Bouarfa challenged the agency’s revocation in federal court. The district court dismissed the suit, holding that a provision that strips federal courts of jurisdiction to review certain discretionary agency decisions barred judicial review of the agency’s revocation. The 11th Circuit Court of Appeals affirmed.

In a unanimous decision written by Justice Ketanji Brown Jackson, the U.S. Supreme Court held that revocation of an approved visa petition based on a sham-marriage determination by the secretary is the kind of discretionary decision that falls within the purview of Section 1252(a)(2)(B)(ii), which strips federal courts of jurisdiction to review certain actions in the discretion of the agency. 

In its opinion, the court noted Section 1155 is a quintessential grant of discretion. The secretary may revoke a previously approved visa petition at any time for what the secretary deems “good and sufficient cause.” Such a broad grant of authority “fairly exudes deference” to the secretary and is similar to other statutes held to commit a decision to agency discretion. 

Jackson wrote in the opinion that Congress didn’t impose specific criteria or conditions limiting this authority, nor did it prescribe how or when the secretary must act. The court explained context reinforces the discretionary nature of Section 1155. Section 1252(a)(2)(B)(ii)’s neighboring provision, Section 1252(a)(2)(B)(i), bars judicial review under specific provisions, each of which contains language indicating that the decisions involved are entrusted to the discretion of the Attorney General.

Bouarfa argued that although some revocations are discretionary, the revocation here was not, so Section 1252(a)(2)(B)(ii) doesn’t apply to preclude judicial review. Bouarfa contended that once the secretary approves a petition and later determines that the beneficiary had previously entered into a sham marriage, the secretary has no choice but to revoke the agency’s approval. But the Supreme Court found neither the statutory text nor its context limits the secretary’s discretion in this way.

Contrary to Bouarfa’s argument, the court noted Section 1154(c)’s text nowhere creates an ongoing duty for the agency to continually confirm that its initial approval was sound. Instead, the high court found Section 1154(c)’s command to the agency extends only to the point of approval. Turning to Section 1154(c)’s context, Bouarfa argued that because a noncitizen may use an approved visa petition to continue along the path toward permanent residency, Congress implicitly required the agency to continually reassess its prior approval. But the Supreme Court explained that nothing in the statutory scheme requires revisiting past decisions of approval.

Rather, each stage of the process comes with its own criteria.
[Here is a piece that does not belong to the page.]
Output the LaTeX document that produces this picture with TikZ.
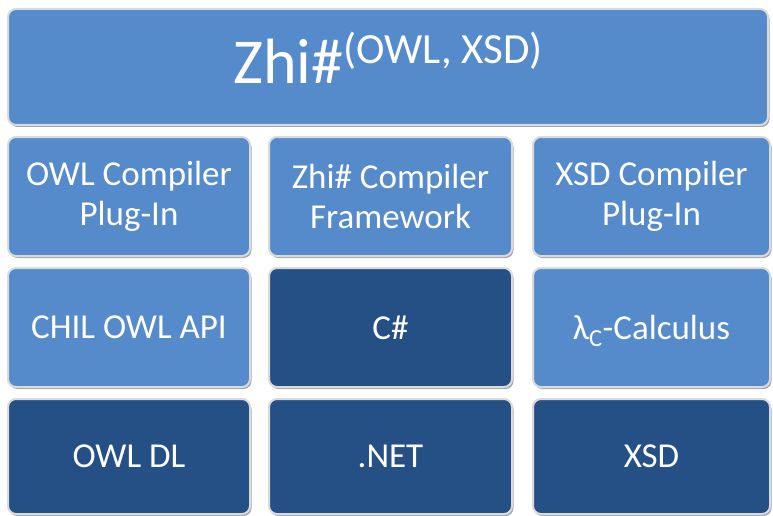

The court noted the specific grant of discretion in Section 1155 to revoke prior approval of a visa petition forecloses the argument that Congress silently mandated revocation in certain situations. 

Bouarfa’s assertion that the secretary always revokes the agency’s approval of a visa petition if the agency later makes a sham-marriage determination also made no difference, according to the U.S. Supreme Court, because Congress didn’t make the availability of judicial review dependent on agency practice. 
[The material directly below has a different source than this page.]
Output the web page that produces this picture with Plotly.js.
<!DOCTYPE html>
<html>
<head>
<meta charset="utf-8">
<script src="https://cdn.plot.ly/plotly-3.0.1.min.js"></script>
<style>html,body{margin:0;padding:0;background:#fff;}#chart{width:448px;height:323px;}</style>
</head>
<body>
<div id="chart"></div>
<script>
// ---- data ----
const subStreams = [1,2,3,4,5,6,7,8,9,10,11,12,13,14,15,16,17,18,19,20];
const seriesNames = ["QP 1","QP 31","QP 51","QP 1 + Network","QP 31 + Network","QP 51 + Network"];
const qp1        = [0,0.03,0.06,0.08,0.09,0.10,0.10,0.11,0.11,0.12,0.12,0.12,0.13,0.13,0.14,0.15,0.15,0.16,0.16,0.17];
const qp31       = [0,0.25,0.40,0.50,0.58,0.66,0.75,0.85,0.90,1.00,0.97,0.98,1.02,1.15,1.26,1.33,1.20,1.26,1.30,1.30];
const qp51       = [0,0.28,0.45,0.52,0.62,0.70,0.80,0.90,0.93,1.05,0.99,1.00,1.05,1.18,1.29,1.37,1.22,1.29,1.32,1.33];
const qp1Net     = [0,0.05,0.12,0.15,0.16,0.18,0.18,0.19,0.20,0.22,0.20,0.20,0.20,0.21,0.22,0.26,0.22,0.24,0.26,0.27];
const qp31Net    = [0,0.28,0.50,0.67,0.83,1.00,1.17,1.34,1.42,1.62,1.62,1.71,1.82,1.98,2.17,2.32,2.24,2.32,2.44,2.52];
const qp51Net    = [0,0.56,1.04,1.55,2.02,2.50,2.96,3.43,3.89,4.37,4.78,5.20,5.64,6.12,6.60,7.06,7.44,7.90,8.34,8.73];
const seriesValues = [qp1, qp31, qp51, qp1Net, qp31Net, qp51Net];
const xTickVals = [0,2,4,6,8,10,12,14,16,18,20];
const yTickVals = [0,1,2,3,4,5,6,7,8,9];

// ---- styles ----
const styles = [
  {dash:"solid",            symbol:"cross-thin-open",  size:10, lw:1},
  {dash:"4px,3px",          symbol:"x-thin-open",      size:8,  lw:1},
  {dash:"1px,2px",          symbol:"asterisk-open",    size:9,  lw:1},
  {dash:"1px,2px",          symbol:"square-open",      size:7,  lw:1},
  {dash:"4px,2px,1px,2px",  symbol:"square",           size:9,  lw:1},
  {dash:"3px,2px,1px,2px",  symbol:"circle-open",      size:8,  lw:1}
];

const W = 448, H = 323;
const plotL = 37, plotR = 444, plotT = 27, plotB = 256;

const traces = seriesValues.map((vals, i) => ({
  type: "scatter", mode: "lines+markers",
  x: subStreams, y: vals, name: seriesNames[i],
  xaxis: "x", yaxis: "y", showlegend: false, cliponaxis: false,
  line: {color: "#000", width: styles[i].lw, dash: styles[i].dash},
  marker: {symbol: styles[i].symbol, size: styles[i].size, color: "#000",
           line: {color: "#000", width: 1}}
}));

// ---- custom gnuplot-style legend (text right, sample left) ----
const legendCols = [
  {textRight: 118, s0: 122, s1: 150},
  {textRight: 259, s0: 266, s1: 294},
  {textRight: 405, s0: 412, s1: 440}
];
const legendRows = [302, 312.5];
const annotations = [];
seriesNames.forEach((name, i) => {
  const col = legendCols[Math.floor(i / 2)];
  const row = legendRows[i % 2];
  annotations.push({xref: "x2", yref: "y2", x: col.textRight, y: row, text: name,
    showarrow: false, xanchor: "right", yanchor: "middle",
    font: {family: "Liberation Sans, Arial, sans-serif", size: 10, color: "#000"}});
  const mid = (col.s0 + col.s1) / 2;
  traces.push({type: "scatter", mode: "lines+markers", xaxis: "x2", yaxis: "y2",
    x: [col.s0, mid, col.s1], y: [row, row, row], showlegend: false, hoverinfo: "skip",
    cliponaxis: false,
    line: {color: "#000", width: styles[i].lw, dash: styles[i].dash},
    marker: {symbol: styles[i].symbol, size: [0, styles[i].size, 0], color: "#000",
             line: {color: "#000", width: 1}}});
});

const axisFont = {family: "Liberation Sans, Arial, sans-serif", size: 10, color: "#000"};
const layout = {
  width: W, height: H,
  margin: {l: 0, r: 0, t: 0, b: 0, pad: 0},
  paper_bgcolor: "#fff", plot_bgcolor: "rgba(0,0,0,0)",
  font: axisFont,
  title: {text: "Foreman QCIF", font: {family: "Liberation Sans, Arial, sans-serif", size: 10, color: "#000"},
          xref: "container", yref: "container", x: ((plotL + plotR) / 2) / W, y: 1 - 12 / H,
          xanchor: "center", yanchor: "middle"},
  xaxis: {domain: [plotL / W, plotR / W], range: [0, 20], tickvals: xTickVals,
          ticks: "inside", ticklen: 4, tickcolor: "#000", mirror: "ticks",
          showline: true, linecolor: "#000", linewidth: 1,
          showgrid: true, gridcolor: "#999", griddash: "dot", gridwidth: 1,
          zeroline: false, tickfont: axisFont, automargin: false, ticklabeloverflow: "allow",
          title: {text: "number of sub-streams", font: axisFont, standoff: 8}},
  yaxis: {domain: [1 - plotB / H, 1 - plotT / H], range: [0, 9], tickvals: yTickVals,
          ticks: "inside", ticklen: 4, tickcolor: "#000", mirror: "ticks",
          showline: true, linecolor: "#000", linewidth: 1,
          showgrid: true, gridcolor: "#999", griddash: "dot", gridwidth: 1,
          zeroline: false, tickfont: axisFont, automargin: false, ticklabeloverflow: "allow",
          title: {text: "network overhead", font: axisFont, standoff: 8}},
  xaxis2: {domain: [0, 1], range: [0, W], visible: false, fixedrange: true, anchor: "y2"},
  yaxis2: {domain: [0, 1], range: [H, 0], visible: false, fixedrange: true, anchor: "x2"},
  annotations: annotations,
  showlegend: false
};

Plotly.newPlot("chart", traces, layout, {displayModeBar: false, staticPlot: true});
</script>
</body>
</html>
The high court ruled Section 1252(a)(2)(B)(ii) bars judicial review of decisions “made discretionary by legislation.” The court said it’s not unreasonable to suggest that Congress created a system in which a sham-marriage determination is subject to judicial review when an agency denies a visa petition but not when the agency revokes a prior approval. The Supreme Court noted that distinction “reflects Congress’ choice to provide reduced procedural protection for discretionary relief.” 
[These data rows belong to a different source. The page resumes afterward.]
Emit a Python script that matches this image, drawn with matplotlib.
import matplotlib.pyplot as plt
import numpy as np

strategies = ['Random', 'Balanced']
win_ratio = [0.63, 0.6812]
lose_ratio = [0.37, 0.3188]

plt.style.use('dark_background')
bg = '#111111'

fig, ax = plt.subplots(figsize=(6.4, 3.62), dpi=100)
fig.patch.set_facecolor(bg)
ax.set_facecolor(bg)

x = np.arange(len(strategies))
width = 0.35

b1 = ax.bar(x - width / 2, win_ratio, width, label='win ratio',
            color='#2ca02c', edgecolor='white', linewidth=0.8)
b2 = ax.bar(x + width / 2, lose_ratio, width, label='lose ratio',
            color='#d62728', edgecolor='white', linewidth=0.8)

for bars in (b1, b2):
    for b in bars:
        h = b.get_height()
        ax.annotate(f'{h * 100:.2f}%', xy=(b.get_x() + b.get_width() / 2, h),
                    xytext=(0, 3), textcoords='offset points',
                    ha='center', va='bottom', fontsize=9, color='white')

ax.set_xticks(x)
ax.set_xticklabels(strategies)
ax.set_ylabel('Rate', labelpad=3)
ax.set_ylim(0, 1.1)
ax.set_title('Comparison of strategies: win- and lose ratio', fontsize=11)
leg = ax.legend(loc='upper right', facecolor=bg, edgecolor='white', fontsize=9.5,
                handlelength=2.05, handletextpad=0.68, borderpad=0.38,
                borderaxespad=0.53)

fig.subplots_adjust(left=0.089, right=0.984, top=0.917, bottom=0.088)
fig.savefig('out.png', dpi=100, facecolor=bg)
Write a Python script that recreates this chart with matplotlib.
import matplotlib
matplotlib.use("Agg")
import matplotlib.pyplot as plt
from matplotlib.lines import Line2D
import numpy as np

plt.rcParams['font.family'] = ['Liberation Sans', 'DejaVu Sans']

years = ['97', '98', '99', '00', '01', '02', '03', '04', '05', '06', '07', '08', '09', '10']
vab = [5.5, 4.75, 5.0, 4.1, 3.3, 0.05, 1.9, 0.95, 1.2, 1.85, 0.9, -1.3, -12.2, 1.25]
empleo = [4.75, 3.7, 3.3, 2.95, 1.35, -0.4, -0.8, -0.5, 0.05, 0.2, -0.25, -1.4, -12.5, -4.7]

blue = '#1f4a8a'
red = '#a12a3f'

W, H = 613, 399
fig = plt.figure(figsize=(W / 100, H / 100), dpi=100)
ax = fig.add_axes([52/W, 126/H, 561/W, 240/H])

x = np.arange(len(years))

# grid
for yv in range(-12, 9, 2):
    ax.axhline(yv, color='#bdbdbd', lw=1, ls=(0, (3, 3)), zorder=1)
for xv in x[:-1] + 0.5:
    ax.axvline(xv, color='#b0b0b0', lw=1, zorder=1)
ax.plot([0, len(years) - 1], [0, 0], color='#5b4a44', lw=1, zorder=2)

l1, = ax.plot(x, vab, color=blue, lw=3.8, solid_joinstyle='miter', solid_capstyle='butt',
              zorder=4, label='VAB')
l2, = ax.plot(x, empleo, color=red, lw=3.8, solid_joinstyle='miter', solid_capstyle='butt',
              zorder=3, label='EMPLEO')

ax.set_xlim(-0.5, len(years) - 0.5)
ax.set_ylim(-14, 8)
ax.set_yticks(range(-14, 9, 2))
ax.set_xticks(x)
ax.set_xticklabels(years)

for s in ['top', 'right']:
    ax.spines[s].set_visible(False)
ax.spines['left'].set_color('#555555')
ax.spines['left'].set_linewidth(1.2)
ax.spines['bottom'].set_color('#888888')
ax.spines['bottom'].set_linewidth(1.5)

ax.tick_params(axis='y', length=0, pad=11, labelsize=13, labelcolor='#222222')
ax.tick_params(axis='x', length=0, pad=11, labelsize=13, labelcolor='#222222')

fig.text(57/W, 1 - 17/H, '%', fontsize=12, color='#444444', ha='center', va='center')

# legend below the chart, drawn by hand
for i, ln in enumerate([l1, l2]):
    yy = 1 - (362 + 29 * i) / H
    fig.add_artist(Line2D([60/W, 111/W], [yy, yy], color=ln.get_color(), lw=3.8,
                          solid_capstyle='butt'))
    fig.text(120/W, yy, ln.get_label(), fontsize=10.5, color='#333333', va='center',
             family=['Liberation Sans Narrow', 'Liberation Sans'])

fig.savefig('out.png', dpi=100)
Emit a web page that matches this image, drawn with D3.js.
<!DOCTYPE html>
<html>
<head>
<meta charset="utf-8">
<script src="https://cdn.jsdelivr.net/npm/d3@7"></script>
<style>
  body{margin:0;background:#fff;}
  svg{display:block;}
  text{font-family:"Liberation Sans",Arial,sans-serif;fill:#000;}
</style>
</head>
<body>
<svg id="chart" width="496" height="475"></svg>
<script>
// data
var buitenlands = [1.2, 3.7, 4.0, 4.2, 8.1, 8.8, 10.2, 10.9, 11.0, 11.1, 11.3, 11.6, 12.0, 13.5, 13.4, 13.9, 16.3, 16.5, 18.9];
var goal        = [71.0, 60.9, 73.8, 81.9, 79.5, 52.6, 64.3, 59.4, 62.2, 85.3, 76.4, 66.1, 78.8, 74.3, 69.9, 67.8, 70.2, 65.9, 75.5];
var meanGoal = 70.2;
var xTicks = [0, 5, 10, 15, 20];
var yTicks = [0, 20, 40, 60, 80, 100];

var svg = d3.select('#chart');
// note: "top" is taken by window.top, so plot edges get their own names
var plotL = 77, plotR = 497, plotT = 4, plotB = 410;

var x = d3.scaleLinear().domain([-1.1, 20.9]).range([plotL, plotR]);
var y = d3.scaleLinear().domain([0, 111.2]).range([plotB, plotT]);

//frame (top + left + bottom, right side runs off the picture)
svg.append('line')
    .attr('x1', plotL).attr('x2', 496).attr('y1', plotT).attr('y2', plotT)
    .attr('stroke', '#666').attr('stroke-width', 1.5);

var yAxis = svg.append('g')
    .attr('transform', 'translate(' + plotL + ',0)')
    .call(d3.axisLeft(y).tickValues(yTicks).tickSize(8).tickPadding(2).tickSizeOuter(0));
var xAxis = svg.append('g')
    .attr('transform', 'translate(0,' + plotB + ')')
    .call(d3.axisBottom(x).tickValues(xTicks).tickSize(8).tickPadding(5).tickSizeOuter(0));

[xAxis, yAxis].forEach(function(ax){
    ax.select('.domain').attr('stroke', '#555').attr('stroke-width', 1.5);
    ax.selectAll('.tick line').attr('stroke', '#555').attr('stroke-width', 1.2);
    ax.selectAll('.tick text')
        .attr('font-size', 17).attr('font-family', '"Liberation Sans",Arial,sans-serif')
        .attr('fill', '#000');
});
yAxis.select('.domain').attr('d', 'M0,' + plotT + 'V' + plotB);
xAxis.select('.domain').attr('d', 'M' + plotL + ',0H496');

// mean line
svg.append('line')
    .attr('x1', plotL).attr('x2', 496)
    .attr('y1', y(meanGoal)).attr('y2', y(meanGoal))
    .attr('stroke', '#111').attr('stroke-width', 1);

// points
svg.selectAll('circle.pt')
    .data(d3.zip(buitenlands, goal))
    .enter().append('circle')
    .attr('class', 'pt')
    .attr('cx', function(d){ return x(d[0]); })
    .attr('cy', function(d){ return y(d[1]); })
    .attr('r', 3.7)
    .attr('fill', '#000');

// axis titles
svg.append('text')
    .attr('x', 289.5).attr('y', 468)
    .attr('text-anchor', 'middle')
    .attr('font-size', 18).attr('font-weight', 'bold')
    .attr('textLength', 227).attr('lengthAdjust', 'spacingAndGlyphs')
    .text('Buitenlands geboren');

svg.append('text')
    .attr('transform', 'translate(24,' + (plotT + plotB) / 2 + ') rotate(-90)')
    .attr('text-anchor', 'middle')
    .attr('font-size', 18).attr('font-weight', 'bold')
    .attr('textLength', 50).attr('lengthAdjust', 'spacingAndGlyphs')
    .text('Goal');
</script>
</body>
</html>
Precedent also doesn’t mandate Bouarfa’s interpretation, the high court found. Unlike the discretionary determination at issue in Patel v. Garland, Section 1155’s revocation authorization has no “threshold requirements” to access the relevant discretion, so Patel doesn’t help Bouarfa. 

Finally, the high court noted that because the presumption that administrative action is subject to judicial review may be overcome by clear and convincing evidence of congressional intent to preclude judicial review, there is no need to resort to the presumption of reviewability where, as here, the statute is clear.

The U.S. Supreme Court affirmed the decision.